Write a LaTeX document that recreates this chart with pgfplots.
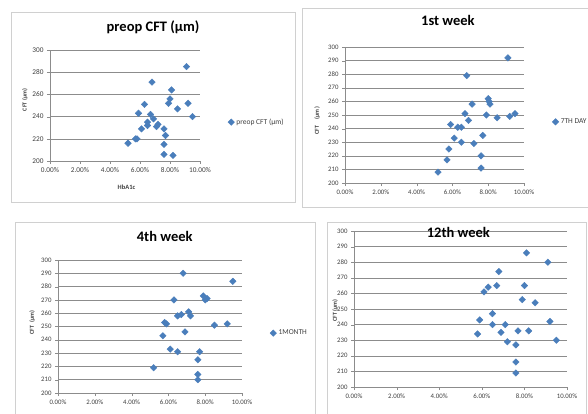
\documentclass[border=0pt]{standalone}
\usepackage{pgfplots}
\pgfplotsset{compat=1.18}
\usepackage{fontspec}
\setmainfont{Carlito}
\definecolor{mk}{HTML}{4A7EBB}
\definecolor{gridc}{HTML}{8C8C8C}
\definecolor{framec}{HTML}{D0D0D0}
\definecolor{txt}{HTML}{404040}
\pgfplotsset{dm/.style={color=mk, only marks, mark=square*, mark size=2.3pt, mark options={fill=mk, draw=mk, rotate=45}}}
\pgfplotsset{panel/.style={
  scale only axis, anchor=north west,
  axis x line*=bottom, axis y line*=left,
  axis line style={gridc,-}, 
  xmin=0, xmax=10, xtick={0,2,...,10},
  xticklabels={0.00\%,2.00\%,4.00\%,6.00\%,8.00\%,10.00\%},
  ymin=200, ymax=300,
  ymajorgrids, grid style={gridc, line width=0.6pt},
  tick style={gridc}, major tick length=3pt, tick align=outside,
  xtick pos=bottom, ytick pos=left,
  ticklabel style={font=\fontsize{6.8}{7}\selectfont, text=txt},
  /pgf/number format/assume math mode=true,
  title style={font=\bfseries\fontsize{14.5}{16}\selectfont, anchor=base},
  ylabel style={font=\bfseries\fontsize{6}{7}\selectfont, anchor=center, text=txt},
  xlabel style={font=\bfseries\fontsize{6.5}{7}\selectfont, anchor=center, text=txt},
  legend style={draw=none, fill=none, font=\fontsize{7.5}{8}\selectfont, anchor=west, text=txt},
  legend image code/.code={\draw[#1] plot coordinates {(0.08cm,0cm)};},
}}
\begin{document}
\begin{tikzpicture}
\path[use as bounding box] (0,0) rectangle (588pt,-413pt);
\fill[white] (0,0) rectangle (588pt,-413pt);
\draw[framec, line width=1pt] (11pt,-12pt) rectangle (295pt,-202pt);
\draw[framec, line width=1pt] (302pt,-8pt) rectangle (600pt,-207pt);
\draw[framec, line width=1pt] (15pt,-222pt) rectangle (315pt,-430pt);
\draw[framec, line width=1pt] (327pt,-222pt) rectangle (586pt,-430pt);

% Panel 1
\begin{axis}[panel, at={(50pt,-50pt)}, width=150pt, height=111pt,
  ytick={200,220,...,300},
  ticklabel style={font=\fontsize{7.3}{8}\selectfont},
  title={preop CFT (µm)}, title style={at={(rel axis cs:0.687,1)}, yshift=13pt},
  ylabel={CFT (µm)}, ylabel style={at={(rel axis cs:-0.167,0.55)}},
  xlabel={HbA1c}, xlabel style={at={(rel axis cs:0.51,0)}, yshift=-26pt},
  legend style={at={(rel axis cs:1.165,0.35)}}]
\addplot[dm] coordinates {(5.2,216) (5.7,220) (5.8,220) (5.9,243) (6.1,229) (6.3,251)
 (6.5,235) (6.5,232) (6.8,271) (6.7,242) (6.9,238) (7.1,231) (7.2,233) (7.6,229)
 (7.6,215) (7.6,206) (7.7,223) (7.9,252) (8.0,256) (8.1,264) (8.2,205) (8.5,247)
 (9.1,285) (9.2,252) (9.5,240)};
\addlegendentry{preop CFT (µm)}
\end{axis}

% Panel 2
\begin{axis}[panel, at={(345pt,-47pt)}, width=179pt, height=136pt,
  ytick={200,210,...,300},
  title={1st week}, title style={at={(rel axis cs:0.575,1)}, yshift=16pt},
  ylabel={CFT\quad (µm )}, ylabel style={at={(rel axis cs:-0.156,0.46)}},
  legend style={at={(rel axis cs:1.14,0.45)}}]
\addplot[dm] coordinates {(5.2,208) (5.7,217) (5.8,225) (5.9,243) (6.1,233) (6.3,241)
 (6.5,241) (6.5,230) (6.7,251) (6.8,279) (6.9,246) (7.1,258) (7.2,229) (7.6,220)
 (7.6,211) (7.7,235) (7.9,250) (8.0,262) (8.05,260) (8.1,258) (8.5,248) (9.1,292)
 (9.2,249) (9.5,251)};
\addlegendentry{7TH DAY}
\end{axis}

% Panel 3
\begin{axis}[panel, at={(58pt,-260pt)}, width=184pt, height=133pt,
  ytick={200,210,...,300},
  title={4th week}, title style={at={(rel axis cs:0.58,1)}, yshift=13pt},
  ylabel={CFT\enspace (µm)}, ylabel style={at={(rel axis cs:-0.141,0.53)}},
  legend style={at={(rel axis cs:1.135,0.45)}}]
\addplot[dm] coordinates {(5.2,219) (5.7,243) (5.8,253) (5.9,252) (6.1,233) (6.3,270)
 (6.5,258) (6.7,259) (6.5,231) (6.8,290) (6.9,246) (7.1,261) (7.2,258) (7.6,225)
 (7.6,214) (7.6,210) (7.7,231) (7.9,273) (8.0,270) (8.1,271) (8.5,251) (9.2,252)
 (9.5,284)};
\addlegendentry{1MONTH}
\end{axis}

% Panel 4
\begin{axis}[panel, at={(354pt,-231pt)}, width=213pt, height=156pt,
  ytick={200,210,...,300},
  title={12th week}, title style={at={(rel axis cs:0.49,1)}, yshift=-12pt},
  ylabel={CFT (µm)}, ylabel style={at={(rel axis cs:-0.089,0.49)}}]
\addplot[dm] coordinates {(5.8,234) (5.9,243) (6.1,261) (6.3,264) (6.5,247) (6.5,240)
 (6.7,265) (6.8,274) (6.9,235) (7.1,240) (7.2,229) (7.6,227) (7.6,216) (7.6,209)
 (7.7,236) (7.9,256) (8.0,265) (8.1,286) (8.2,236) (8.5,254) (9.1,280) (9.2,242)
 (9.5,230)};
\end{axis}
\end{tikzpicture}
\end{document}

◆ **WHAT IS ASKED**:
Quote in full the listing given above; the images are to be left out.

◆ **TASK ANSWER**:
Write a LaTeX document that recreates this chart with pgfplots.
\documentclass[border=0pt]{standalone}
\usepackage{pgfplots}
\pgfplotsset{compat=1.18}
\usepackage{fontspec}
\setmainfont{Carlito}
\definecolor{mk}{HTML}{4A7EBB}
\definecolor{gridc}{HTML}{8C8C8C}
\definecolor{framec}{HTML}{D0D0D0}
\definecolor{txt}{HTML}{404040}
\pgfplotsset{dm/.style={color=mk, only marks, mark=square*, mark size=2.3pt, mark options={fill=mk, draw=mk, rotate=45}}}
\pgfplotsset{panel/.style={
  scale only axis, anchor=north west,
  axis x line*=bottom, axis y line*=left,
  axis line style={gridc,-}, 
  xmin=0, xmax=10, xtick={0,2,...,10},
  xticklabels={0.00\%,2.00\%,4.00\%,6.00\%,8.00\%,10.00\%},
  ymin=200, ymax=300,
  ymajorgrids, grid style={gridc, line width=0.6pt},
  tick style={gridc}, major tick length=3pt, tick align=outside,
  xtick pos=bottom, ytick pos=left,
  ticklabel style={font=\fontsize{6.8}{7}\selectfont, text=txt},
  /pgf/number format/assume math mode=true,
  title style={font=\bfseries\fontsize{14.5}{16}\selectfont, anchor=base},
  ylabel style={font=\bfseries\fontsize{6}{7}\selectfont, anchor=center, text=txt},
  xlabel style={font=\bfseries\fontsize{6.5}{7}\selectfont, anchor=center, text=txt},
  legend style={draw=none, fill=none, font=\fontsize{7.5}{8}\selectfont, anchor=west, text=txt},
  legend image code/.code={\draw[#1] plot coordinates {(0.08cm,0cm)};},
}}
\begin{document}
\begin{tikzpicture}
\path[use as bounding box] (0,0) rectangle (588pt,-413pt);
\fill[white] (0,0) rectangle (588pt,-413pt);
\draw[framec, line width=1pt] (11pt,-12pt) rectangle (295pt,-202pt);
\draw[framec, line width=1pt] (302pt,-8pt) rectangle (600pt,-207pt);
\draw[framec, line width=1pt] (15pt,-222pt) rectangle (315pt,-430pt);
\draw[framec, line width=1pt] (327pt,-222pt) rectangle (586pt,-430pt);

% Panel 1
\begin{axis}[panel, at={(50pt,-50pt)}, width=150pt, height=111pt,
  ytick={200,220,...,300},
  ticklabel style={font=\fontsize{7.3}{8}\selectfont},
  title={preop CFT (µm)}, title style={at={(rel axis cs:0.687,1)}, yshift=13pt},
  ylabel={CFT (µm)}, ylabel style={at={(rel axis cs:-0.167,0.55)}},
  xlabel={HbA1c}, xlabel style={at={(rel axis cs:0.51,0)}, yshift=-26pt},
  legend style={at={(rel axis cs:1.165,0.35)}}]
\addplot[dm] coordinates {(5.2,216) (5.7,220) (5.8,220) (5.9,243) (6.1,229) (6.3,251)
 (6.5,235) (6.5,232) (6.8,271) (6.7,242) (6.9,238) (7.1,231) (7.2,233) (7.6,229)
 (7.6,215) (7.6,206) (7.7,223) (7.9,252) (8.0,256) (8.1,264) (8.2,205) (8.5,247)
 (9.1,285) (9.2,252) (9.5,240)};
\addlegendentry{preop CFT (µm)}
\end{axis}

% Panel 2
\begin{axis}[panel, at={(345pt,-47pt)}, width=179pt, height=136pt,
  ytick={200,210,...,300},
  title={1st week}, title style={at={(rel axis cs:0.575,1)}, yshift=16pt},
  ylabel={CFT\quad (µm )}, ylabel style={at={(rel axis cs:-0.156,0.46)}},
  legend style={at={(rel axis cs:1.14,0.45)}}]
\addplot[dm] coordinates {(5.2,208) (5.7,217) (5.8,225) (5.9,243) (6.1,233) (6.3,241)
 (6.5,241) (6.5,230) (6.7,251) (6.8,279) (6.9,246) (7.1,258) (7.2,229) (7.6,220)
 (7.6,211) (7.7,235) (7.9,250) (8.0,262) (8.05,260) (8.1,258) (8.5,248) (9.1,292)
 (9.2,249) (9.5,251)};
\addlegendentry{7TH DAY}
\end{axis}

% Panel 3
\begin{axis}[panel, at={(58pt,-260pt)}, width=184pt, height=133pt,
  ytick={200,210,...,300},
  title={4th week}, title style={at={(rel axis cs:0.58,1)}, yshift=13pt},
  ylabel={CFT\enspace (µm)}, ylabel style={at={(rel axis cs:-0.141,0.53)}},
  legend style={at={(rel axis cs:1.135,0.45)}}]
\addplot[dm] coordinates {(5.2,219) (5.7,243) (5.8,253) (5.9,252) (6.1,233) (6.3,270)
 (6.5,258) (6.7,259) (6.5,231) (6.8,290) (6.9,246) (7.1,261) (7.2,258) (7.6,225)
 (7.6,214) (7.6,210) (7.7,231) (7.9,273) (8.0,270) (8.1,271) (8.5,251) (9.2,252)
 (9.5,284)};
\addlegendentry{1MONTH}
\end{axis}

% Panel 4
\begin{axis}[panel, at={(354pt,-231pt)}, width=213pt, height=156pt,
  ytick={200,210,...,300},
  title={12th week}, title style={at={(rel axis cs:0.49,1)}, yshift=-12pt},
  ylabel={CFT (µm)}, ylabel style={at={(rel axis cs:-0.089,0.49)}}]
\addplot[dm] coordinates {(5.8,234) (5.9,243) (6.1,261) (6.3,264) (6.5,247) (6.5,240)
 (6.7,265) (6.8,274) (6.9,235) (7.1,240) (7.2,229) (7.6,227) (7.6,216) (7.6,209)
 (7.7,236) (7.9,256) (8.0,265) (8.1,286) (8.2,236) (8.5,254) (9.1,280) (9.2,242)
 (9.5,230)};
\end{axis}
\end{tikzpicture}
\end{document}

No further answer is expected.